> WHAT IS REQUIRED
For the listing that follows, give again exactly the lines from the one with "Reproduce this chart" to the one with "YAxis, ReferenceArea, ReferenceLine", including both.
** begin DATA TO PROCESS **
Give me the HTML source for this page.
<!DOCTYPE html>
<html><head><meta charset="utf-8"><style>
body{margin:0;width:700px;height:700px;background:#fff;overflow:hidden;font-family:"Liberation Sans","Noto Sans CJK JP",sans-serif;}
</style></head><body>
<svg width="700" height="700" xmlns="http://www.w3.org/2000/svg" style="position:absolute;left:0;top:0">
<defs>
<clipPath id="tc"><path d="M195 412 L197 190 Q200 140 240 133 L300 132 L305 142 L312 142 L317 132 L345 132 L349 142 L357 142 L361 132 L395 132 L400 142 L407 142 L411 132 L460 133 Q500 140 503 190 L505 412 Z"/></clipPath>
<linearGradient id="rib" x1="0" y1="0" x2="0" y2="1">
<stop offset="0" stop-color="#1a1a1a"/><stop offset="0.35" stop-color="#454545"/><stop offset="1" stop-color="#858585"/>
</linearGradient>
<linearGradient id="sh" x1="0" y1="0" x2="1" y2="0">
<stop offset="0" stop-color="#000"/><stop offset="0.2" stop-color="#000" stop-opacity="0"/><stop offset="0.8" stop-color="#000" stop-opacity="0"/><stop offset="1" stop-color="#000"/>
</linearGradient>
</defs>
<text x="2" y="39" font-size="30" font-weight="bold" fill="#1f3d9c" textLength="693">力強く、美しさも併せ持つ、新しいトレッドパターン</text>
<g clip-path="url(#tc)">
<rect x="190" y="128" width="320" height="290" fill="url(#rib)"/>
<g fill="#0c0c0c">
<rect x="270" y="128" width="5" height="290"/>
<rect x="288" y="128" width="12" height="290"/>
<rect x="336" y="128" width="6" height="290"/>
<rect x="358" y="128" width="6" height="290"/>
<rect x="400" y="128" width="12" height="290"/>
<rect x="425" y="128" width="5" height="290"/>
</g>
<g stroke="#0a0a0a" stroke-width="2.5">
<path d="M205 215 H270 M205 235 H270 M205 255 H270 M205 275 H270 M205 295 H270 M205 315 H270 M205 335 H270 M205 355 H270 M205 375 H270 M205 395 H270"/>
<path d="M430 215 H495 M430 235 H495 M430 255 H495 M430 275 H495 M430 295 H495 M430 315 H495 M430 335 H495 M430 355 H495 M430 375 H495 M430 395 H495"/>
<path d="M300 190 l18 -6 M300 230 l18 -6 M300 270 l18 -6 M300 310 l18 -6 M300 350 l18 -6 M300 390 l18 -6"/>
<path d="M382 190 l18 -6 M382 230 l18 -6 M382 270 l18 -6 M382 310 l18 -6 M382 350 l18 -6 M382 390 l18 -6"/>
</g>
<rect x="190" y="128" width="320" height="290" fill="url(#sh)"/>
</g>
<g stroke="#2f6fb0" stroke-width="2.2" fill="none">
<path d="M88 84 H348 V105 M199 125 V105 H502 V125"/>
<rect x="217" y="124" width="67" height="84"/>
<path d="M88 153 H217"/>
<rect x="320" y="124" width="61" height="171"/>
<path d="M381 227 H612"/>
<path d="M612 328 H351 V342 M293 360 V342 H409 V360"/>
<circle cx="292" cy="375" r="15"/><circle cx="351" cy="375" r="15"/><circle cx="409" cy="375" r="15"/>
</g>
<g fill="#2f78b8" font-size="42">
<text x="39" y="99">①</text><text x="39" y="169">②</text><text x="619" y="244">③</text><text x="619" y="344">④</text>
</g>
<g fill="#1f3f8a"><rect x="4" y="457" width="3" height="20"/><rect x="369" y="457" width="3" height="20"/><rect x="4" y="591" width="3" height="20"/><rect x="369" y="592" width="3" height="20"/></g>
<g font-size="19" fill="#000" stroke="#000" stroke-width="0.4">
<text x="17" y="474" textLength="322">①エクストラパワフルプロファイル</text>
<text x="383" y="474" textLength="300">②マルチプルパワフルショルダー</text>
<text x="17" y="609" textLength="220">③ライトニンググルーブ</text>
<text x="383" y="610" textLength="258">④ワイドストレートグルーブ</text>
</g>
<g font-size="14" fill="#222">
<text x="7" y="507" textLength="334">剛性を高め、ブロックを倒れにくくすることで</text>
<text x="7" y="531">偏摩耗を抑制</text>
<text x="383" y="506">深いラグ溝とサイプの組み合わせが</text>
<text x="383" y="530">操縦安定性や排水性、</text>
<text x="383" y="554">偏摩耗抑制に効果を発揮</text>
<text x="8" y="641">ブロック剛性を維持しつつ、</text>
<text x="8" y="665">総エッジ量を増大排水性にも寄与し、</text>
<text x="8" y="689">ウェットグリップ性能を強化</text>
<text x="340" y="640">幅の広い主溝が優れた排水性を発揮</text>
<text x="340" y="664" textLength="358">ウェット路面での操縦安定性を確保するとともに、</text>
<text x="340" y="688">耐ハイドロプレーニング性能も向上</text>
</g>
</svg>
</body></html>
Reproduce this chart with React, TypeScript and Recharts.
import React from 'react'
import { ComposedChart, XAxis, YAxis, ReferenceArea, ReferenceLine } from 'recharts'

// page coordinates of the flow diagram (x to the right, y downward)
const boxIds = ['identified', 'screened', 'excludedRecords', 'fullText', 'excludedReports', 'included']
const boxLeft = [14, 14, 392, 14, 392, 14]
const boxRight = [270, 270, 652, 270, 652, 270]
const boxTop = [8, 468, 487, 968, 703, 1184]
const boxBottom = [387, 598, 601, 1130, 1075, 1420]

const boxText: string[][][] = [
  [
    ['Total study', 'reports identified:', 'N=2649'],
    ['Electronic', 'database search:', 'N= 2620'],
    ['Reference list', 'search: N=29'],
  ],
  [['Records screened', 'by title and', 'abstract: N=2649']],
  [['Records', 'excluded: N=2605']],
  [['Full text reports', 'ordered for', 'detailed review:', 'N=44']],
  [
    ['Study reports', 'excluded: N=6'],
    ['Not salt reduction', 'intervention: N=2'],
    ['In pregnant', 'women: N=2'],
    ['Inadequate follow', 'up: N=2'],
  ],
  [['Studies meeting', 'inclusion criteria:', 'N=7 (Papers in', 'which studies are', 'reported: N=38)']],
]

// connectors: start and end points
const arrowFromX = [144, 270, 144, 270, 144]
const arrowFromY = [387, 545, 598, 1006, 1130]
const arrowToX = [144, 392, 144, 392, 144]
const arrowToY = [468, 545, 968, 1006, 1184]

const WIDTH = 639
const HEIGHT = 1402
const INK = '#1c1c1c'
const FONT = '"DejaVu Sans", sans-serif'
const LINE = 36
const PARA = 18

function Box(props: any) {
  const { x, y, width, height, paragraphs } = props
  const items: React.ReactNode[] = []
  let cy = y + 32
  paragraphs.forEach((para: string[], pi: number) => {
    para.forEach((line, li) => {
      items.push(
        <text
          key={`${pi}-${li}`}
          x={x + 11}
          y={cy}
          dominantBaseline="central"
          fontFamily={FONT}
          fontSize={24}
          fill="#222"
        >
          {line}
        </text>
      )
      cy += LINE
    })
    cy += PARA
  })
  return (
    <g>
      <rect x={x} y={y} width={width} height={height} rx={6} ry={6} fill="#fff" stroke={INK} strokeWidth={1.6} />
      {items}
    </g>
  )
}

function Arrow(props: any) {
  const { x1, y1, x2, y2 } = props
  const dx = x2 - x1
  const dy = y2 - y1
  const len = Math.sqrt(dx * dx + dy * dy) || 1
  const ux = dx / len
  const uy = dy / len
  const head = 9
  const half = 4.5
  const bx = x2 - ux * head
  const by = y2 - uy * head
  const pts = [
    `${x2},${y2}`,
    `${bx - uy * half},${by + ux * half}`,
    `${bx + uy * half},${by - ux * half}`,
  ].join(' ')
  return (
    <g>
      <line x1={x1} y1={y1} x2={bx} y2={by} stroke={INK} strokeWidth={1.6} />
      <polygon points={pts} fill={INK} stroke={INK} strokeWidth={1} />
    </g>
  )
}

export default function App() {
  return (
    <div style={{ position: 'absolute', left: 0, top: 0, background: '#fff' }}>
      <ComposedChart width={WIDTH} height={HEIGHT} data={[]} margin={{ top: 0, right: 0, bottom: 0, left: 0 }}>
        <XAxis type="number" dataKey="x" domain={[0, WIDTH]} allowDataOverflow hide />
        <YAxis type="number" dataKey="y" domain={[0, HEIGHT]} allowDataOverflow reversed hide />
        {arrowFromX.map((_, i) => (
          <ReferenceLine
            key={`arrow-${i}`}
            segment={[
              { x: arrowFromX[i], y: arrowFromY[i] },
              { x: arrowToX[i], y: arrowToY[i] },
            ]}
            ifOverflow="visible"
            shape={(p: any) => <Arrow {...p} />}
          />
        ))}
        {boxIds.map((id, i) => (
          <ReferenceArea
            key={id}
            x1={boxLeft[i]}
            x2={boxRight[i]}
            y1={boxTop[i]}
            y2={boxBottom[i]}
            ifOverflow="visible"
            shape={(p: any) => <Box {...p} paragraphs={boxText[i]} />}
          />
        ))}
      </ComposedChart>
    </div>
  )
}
** end DATA TO PROCESS **
> FINAL ANSWER
Reproduce this chart with React, TypeScript and Recharts.
import React from 'react'
import { ComposedChart, XAxis, YAxis, ReferenceArea, ReferenceLine } from 'recharts'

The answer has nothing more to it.